:: WRITTEN TASK ::
Reproduce the listing exactly and skip over any pictures.

:: COLLECTED DATA ::

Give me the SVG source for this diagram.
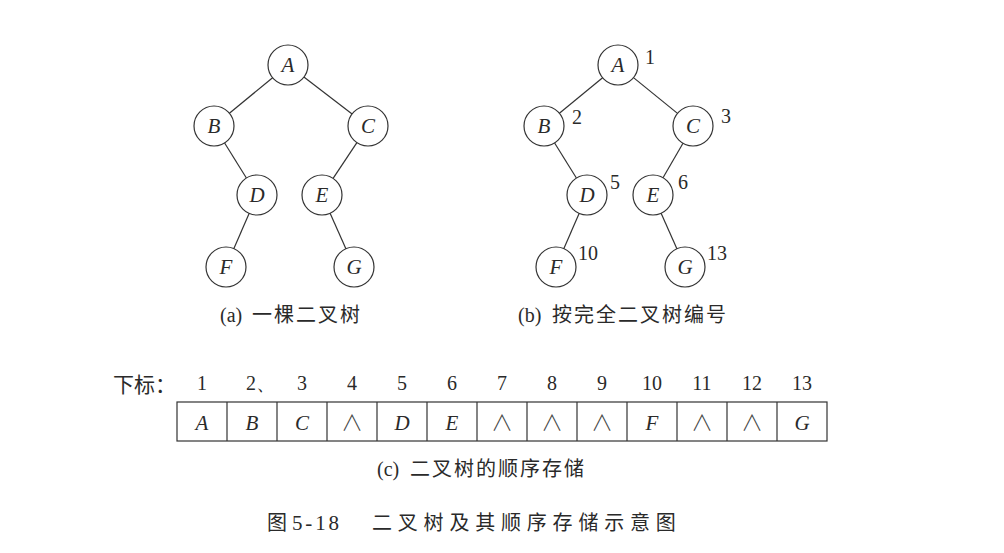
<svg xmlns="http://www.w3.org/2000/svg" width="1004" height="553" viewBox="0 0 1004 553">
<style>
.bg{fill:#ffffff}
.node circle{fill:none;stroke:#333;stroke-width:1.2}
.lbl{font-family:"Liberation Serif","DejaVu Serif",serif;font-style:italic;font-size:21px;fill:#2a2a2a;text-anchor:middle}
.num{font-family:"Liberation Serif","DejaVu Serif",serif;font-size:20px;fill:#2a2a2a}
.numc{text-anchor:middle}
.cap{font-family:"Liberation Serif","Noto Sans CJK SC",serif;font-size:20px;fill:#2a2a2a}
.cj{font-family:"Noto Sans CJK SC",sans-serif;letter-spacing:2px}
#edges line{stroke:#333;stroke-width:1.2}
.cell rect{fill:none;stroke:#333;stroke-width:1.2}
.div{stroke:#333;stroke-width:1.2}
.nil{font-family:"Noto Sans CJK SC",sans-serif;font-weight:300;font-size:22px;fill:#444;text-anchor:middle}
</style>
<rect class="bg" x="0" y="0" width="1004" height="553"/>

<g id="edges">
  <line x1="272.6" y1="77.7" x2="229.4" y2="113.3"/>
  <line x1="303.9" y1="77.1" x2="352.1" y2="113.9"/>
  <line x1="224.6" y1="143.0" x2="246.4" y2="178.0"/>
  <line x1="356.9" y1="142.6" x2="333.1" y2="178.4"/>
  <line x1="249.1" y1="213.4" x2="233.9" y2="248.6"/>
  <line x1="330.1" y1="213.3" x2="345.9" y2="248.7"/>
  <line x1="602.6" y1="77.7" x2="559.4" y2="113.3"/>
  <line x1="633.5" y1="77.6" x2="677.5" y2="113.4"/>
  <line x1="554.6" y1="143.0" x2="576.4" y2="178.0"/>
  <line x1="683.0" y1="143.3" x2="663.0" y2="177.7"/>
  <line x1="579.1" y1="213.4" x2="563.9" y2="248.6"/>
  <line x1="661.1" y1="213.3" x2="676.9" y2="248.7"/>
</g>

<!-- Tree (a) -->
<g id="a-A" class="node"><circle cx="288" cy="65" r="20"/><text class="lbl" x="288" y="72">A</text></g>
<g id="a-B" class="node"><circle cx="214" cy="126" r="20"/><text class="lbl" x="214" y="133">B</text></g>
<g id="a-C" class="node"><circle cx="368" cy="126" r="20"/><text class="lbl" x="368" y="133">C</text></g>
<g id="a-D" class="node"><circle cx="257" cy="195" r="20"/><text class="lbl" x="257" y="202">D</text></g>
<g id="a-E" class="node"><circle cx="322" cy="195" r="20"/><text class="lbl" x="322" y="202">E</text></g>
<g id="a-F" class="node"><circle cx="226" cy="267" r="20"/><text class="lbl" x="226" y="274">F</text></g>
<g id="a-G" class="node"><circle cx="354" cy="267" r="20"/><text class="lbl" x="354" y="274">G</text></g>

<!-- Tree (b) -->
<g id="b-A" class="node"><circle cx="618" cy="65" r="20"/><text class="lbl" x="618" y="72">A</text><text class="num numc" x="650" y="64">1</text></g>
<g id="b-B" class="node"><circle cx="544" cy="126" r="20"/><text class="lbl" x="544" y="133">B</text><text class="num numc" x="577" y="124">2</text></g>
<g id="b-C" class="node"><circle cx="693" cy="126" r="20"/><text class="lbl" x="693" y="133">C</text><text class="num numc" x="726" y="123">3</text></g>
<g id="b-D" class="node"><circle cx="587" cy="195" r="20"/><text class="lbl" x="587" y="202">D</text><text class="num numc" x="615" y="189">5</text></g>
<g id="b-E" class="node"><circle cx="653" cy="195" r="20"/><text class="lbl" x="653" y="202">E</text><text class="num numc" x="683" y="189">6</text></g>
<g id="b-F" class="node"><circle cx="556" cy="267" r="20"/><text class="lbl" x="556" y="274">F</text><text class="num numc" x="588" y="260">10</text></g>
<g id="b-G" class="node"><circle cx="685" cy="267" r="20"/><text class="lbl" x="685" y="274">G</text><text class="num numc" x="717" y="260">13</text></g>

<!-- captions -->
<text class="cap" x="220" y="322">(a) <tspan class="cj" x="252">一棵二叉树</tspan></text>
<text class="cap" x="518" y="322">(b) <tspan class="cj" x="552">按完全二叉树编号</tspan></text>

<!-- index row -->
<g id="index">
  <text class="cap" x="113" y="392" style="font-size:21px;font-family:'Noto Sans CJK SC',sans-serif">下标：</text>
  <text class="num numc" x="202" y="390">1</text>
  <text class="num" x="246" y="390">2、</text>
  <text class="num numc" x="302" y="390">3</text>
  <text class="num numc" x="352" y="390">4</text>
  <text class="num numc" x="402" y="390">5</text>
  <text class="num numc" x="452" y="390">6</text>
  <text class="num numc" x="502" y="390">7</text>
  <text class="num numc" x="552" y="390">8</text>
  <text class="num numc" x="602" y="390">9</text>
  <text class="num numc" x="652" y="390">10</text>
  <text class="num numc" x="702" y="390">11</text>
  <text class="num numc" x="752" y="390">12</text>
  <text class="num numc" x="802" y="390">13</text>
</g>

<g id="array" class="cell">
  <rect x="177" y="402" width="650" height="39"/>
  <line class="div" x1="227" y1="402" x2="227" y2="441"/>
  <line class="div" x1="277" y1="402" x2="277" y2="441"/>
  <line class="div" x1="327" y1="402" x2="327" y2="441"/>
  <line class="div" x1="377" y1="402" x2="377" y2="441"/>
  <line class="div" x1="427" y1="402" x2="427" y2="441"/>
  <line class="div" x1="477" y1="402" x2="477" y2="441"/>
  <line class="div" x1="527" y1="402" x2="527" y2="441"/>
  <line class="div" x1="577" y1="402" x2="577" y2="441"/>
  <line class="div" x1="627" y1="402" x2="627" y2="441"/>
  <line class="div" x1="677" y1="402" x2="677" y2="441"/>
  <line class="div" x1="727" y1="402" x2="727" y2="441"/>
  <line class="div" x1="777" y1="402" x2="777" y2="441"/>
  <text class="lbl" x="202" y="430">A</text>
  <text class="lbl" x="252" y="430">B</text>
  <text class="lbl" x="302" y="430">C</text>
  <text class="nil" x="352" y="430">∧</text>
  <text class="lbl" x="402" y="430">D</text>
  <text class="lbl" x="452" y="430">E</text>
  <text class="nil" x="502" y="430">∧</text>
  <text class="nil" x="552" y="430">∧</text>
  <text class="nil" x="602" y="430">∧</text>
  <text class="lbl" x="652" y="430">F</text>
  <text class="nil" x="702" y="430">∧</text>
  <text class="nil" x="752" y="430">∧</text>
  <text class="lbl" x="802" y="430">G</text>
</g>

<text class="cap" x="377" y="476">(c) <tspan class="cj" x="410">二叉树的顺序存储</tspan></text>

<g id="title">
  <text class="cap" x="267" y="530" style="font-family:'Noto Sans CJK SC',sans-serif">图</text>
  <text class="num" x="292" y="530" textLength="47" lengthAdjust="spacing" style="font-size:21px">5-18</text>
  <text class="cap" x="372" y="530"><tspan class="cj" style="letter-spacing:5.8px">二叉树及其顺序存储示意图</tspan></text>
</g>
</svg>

:: THE OUTPUT ::
Give me the SVG source for this diagram.
<svg xmlns="http://www.w3.org/2000/svg" width="1004" height="553" viewBox="0 0 1004 553">
<style>
.bg{fill:#ffffff}
.node circle{fill:none;stroke:#333;stroke-width:1.2}
.lbl{font-family:"Liberation Serif","DejaVu Serif",serif;font-style:italic;font-size:21px;fill:#2a2a2a;text-anchor:middle}
.num{font-family:"Liberation Serif","DejaVu Serif",serif;font-size:20px;fill:#2a2a2a}
.numc{text-anchor:middle}
.cap{font-family:"Liberation Serif","Noto Sans CJK SC",serif;font-size:20px;fill:#2a2a2a}
.cj{font-family:"Noto Sans CJK SC",sans-serif;letter-spacing:2px}
#edges line{stroke:#333;stroke-width:1.2}
.cell rect{fill:none;stroke:#333;stroke-width:1.2}
.div{stroke:#333;stroke-width:1.2}
.nil{font-family:"Noto Sans CJK SC",sans-serif;font-weight:300;font-size:22px;fill:#444;text-anchor:middle}
</style>
<rect class="bg" x="0" y="0" width="1004" height="553"/>

<g id="edges">
  <line x1="272.6" y1="77.7" x2="229.4" y2="113.3"/>
  <line x1="303.9" y1="77.1" x2="352.1" y2="113.9"/>
  <line x1="224.6" y1="143.0" x2="246.4" y2="178.0"/>
  <line x1="356.9" y1="142.6" x2="333.1" y2="178.4"/>
  <line x1="249.1" y1="213.4" x2="233.9" y2="248.6"/>
  <line x1="330.1" y1="213.3" x2="345.9" y2="248.7"/>
  <line x1="602.6" y1="77.7" x2="559.4" y2="113.3"/>
  <line x1="633.5" y1="77.6" x2="677.5" y2="113.4"/>
  <line x1="554.6" y1="143.0" x2="576.4" y2="178.0"/>
  <line x1="683.0" y1="143.3" x2="663.0" y2="177.7"/>
  <line x1="579.1" y1="213.4" x2="563.9" y2="248.6"/>
  <line x1="661.1" y1="213.3" x2="676.9" y2="248.7"/>
</g>

<!-- Tree (a) -->
<g id="a-A" class="node"><circle cx="288" cy="65" r="20"/><text class="lbl" x="288" y="72">A</text></g>
<g id="a-B" class="node"><circle cx="214" cy="126" r="20"/><text class="lbl" x="214" y="133">B</text></g>
<g id="a-C" class="node"><circle cx="368" cy="126" r="20"/><text class="lbl" x="368" y="133">C</text></g>
<g id="a-D" class="node"><circle cx="257" cy="195" r="20"/><text class="lbl" x="257" y="202">D</text></g>
<g id="a-E" class="node"><circle cx="322" cy="195" r="20"/><text class="lbl" x="322" y="202">E</text></g>
<g id="a-F" class="node"><circle cx="226" cy="267" r="20"/><text class="lbl" x="226" y="274">F</text></g>
<g id="a-G" class="node"><circle cx="354" cy="267" r="20"/><text class="lbl" x="354" y="274">G</text></g>

<!-- Tree (b) -->
<g id="b-A" class="node"><circle cx="618" cy="65" r="20"/><text class="lbl" x="618" y="72">A</text><text class="num numc" x="650" y="64">1</text></g>
<g id="b-B" class="node"><circle cx="544" cy="126" r="20"/><text class="lbl" x="544" y="133">B</text><text class="num numc" x="577" y="124">2</text></g>
<g id="b-C" class="node"><circle cx="693" cy="126" r="20"/><text class="lbl" x="693" y="133">C</text><text class="num numc" x="726" y="123">3</text></g>
<g id="b-D" class="node"><circle cx="587" cy="195" r="20"/><text class="lbl" x="587" y="202">D</text><text class="num numc" x="615" y="189">5</text></g>
<g id="b-E" class="node"><circle cx="653" cy="195" r="20"/><text class="lbl" x="653" y="202">E</text><text class="num numc" x="683" y="189">6</text></g>
<g id="b-F" class="node"><circle cx="556" cy="267" r="20"/><text class="lbl" x="556" y="274">F</text><text class="num numc" x="588" y="260">10</text></g>
<g id="b-G" class="node"><circle cx="685" cy="267" r="20"/><text class="lbl" x="685" y="274">G</text><text class="num numc" x="717" y="260">13</text></g>

<!-- captions -->
<text class="cap" x="220" y="322">(a) <tspan class="cj" x="252">一棵二叉树</tspan></text>
<text class="cap" x="518" y="322">(b) <tspan class="cj" x="552">按完全二叉树编号</tspan></text>

<!-- index row -->
<g id="index">
  <text class="cap" x="113" y="392" style="font-size:21px;font-family:'Noto Sans CJK SC',sans-serif">下标：</text>
  <text class="num numc" x="202" y="390">1</text>
  <text class="num" x="246" y="390">2、</text>
  <text class="num numc" x="302" y="390">3</text>
  <text class="num numc" x="352" y="390">4</text>
  <text class="num numc" x="402" y="390">5</text>
  <text class="num numc" x="452" y="390">6</text>
  <text class="num numc" x="502" y="390">7</text>
  <text class="num numc" x="552" y="390">8</text>
  <text class="num numc" x="602" y="390">9</text>
  <text class="num numc" x="652" y="390">10</text>
  <text class="num numc" x="702" y="390">11</text>
  <text class="num numc" x="752" y="390">12</text>
  <text class="num numc" x="802" y="390">13</text>
</g>

<g id="array" class="cell">
  <rect x="177" y="402" width="650" height="39"/>
  <line class="div" x1="227" y1="402" x2="227" y2="441"/>
  <line class="div" x1="277" y1="402" x2="277" y2="441"/>
  <line class="div" x1="327" y1="402" x2="327" y2="441"/>
  <line class="div" x1="377" y1="402" x2="377" y2="441"/>
  <line class="div" x1="427" y1="402" x2="427" y2="441"/>
  <line class="div" x1="477" y1="402" x2="477" y2="441"/>
  <line class="div" x1="527" y1="402" x2="527" y2="441"/>
  <line class="div" x1="577" y1="402" x2="577" y2="441"/>
  <line class="div" x1="627" y1="402" x2="627" y2="441"/>
  <line class="div" x1="677" y1="402" x2="677" y2="441"/>
  <line class="div" x1="727" y1="402" x2="727" y2="441"/>
  <line class="div" x1="777" y1="402" x2="777" y2="441"/>
  <text class="lbl" x="202" y="430">A</text>
  <text class="lbl" x="252" y="430">B</text>
  <text class="lbl" x="302" y="430">C</text>
  <text class="nil" x="352" y="430">∧</text>
  <text class="lbl" x="402" y="430">D</text>
  <text class="lbl" x="452" y="430">E</text>
  <text class="nil" x="502" y="430">∧</text>
  <text class="nil" x="552" y="430">∧</text>
  <text class="nil" x="602" y="430">∧</text>
  <text class="lbl" x="652" y="430">F</text>
  <text class="nil" x="702" y="430">∧</text>
  <text class="nil" x="752" y="430">∧</text>
  <text class="lbl" x="802" y="430">G</text>
</g>

<text class="cap" x="377" y="476">(c) <tspan class="cj" x="410">二叉树的顺序存储</tspan></text>

<g id="title">
  <text class="cap" x="267" y="530" style="font-family:'Noto Sans CJK SC',sans-serif">图</text>
  <text class="num" x="292" y="530" textLength="47" lengthAdjust="spacing" style="font-size:21px">5-18</text>
  <text class="cap" x="372" y="530"><tspan class="cj" style="letter-spacing:5.8px">二叉树及其顺序存储示意图</tspan></text>
</g>
</svg>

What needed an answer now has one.